Method	Purpose	Key Parameter
`memory_usage()`	Per-column memory	`deep=True` for accuracy
`info()`	Overall summary	`memory_usage='deep'`

Best practices:

Always use deep=True for object columns
Monitor memory after each major transformation
Optimize dtypes for large datasets
Convert string columns to categorical when appropriate

Exercises¶

Exercise 1. Create a DataFrame with 100,000 rows containing an int64 column, a float64 column, and a string (object) column. Use .memory_usage(deep=True) to find the total memory. Compare it with .memory_usage() (without deep=True) to see the difference for object columns.

Solution to Exercise 1

Compare shallow vs deep memory measurement.

import pandas as pd
import numpy as np

df = pd.DataFrame({
    'ints': np.random.randint(0, 100, 100000),
    'floats': np.random.randn(100000),
    'strings': ['item_' + str(i % 10) for i in range(100000)]
})
shallow = df.memory_usage().sum()
deep = df.memory_usage(deep=True).sum()
print(f"Shallow: {shallow / 1e6:.2f} MB")
print(f"Deep:    {deep / 1e6:.2f} MB")
print(f"Difference: {(deep - shallow) / 1e6:.2f} MB")

Exercise 2. Take a DataFrame with a string column that has low cardinality (few unique values). Convert it to 'category' dtype using .astype('category'). Compare memory usage before and after the conversion using .memory_usage(deep=True).

Solution to Exercise 2

Convert low-cardinality string column to categorical.

import pandas as pd
import numpy as np

df = pd.DataFrame({
    'status': np.random.choice(['active', 'inactive', 'pending'], 100000)
})
before = df.memory_usage(deep=True).sum()
df['status'] = df['status'].astype('category')
after = df.memory_usage(deep=True).sum()
print(f"Before: {before / 1e6:.2f} MB")
print(f"After:  {after / 1e6:.2f} MB")
print(f"Reduction: {(1 - after / before) * 100:.1f}%")

Exercise 3. Create a DataFrame with an int64 column where all values fit in int8 range (-128 to 127). Downcast it to int8 using .astype('int8').
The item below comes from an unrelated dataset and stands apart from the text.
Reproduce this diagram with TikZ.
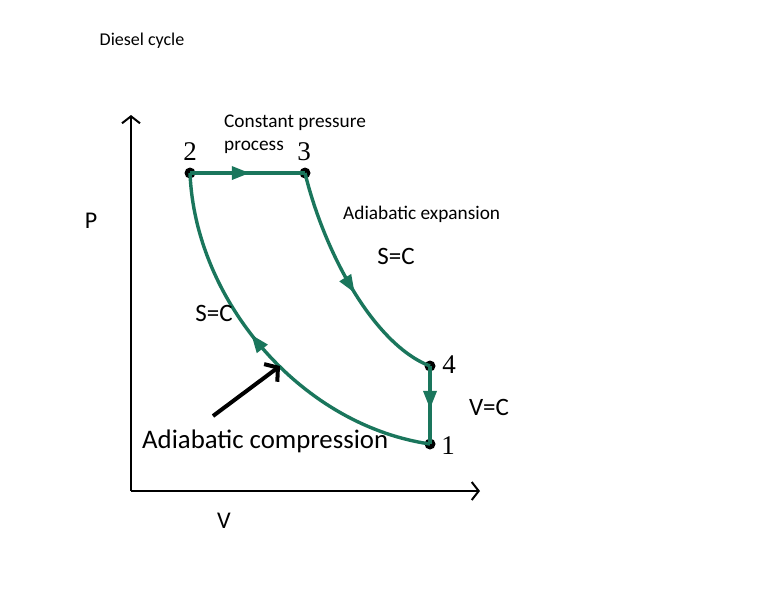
\documentclass[tikz,border=0pt]{standalone}
\usepackage{fontspec}
\setmainfont{Carlito}
\newfontfamily\numfont{Liberation Serif}
\usetikzlibrary{arrows.meta,decorations.markings}
\definecolor{cyc}{RGB}{26,118,92}
\tikzset{
  lbl/.style={inner sep=0pt, font=\fontsize{19.3}{21}\selectfont},
  num/.style={inner sep=0pt, font=\numfont\fontsize{27}{29}\selectfont},
  dot/.style={circle, fill=black, inner sep=0pt, minimum size=11pt},
  proc/.style={draw=cyc, line width=3.4pt},
  axis/.style={line width=2pt, -{Straight Barb[length=7pt,width=18pt,line width=2pt]}},
  midarrow/.style={postaction={decorate}, decoration={markings,
     mark=at position #1 with {\arrow[cyc]{Triangle[length=18pt,width=13pt]}}}}
}
\begin{document}
\begin{tikzpicture}[x=1pt,y=-1pt]
\useasboundingbox (0,0) rectangle (762,606);
\fill[white] (0,0) rectangle (762,606);
% axes
\coordinate (O) at (131,491);
\coordinate (ytop) at (131,115);
\coordinate (xend) at (480,491);
\draw[axis] (O) -- (ytop);
\draw[axis] (O) -- (xend);
% state points
\node[dot] (p2) at (190,173) {};
\node[dot] (p3) at (305,173) {};
\node[dot] (p4) at (430,366) {};
\node[dot] (p1) at (430,444) {};
% processes
\draw[proc, midarrow=0.52] (p2.center) -- (p3.center);
\draw[proc, midarrow=0.55] (p3.center) .. controls (325,255) and (375,345) .. (p4.center);
\draw[proc, midarrow=0.55] (p4.center) -- (p1.center);
\draw[proc, midarrow=0.55] (p1.center) .. controls (300,425) and (195,300) .. (p2.center);
% number labels
\node[num] (n2) at (190,152) {2};
\node[num] (n3) at (304,152) {3};
\node[num] (n4) at (449,365) {4};
\node[num] (n1) at (448,446) {1};
% texts
\node[lbl, font=\fontsize{18}{20}\selectfont] (title) at (142,41) {Diesel cycle};
\node[lbl, anchor=west] (cp1) at (224,123) {Constant pressure};
\node[lbl, anchor=west] (cp2) at (224,147) {process};
\node[lbl, anchor=west] (ae) at (343,214) {Adiabatic expansion};
\node[lbl, font=\fontsize{25}{27}\selectfont] (sc1) at (396,256) {S=C};
\node[lbl, font=\fontsize{25}{27}\selectfont] (sc2) at (214,313) {S=C};
\node[lbl, font=\fontsize{25}{27}\selectfont] (vc) at (489,407) {V=C};
\node[lbl, font=\fontsize{24}{26}\selectfont] (P) at (91,221) {P};
\node[lbl, font=\fontsize{24}{26}\selectfont] (V) at (224,521) {V};
\node[lbl, anchor=west, font=\fontsize{26.8}{28}\selectfont] (ac) at (142,441) {Adiabatic compression};
% pointer arrow
\coordinate (ptail) at (213,416);
\coordinate (phead) at (280,366);
\draw[line width=4pt, -{Straight Barb[length=9pt,width=22pt,line width=4pt]}] (ptail) -- (phead);
\end{tikzpicture}
\end{document}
Measure the memory reduction and verify the values are unchanged.

Solution to Exercise 3

Downcast int64 to int8 and verify values.

import pandas as pd
import numpy as np

df = pd.DataFrame({'values': np.random.randint(-128, 128, 100000).astype('int64')})
before = df.memory_usage(deep=True).sum()
original_values = df['values'].copy()
df['values'] = df['values'].astype('int8')
after = df.memory_usage(deep=True).sum()
print(f"Before: {before / 1e6:.2f} MB")
print(f"After:  {after / 1e6:.2f} MB")
print(f"Reduction: {(1 - after / before) * 100:.1f}%")
assert (df['values'] == original_values).all()
print("Values unchanged after downcast: True")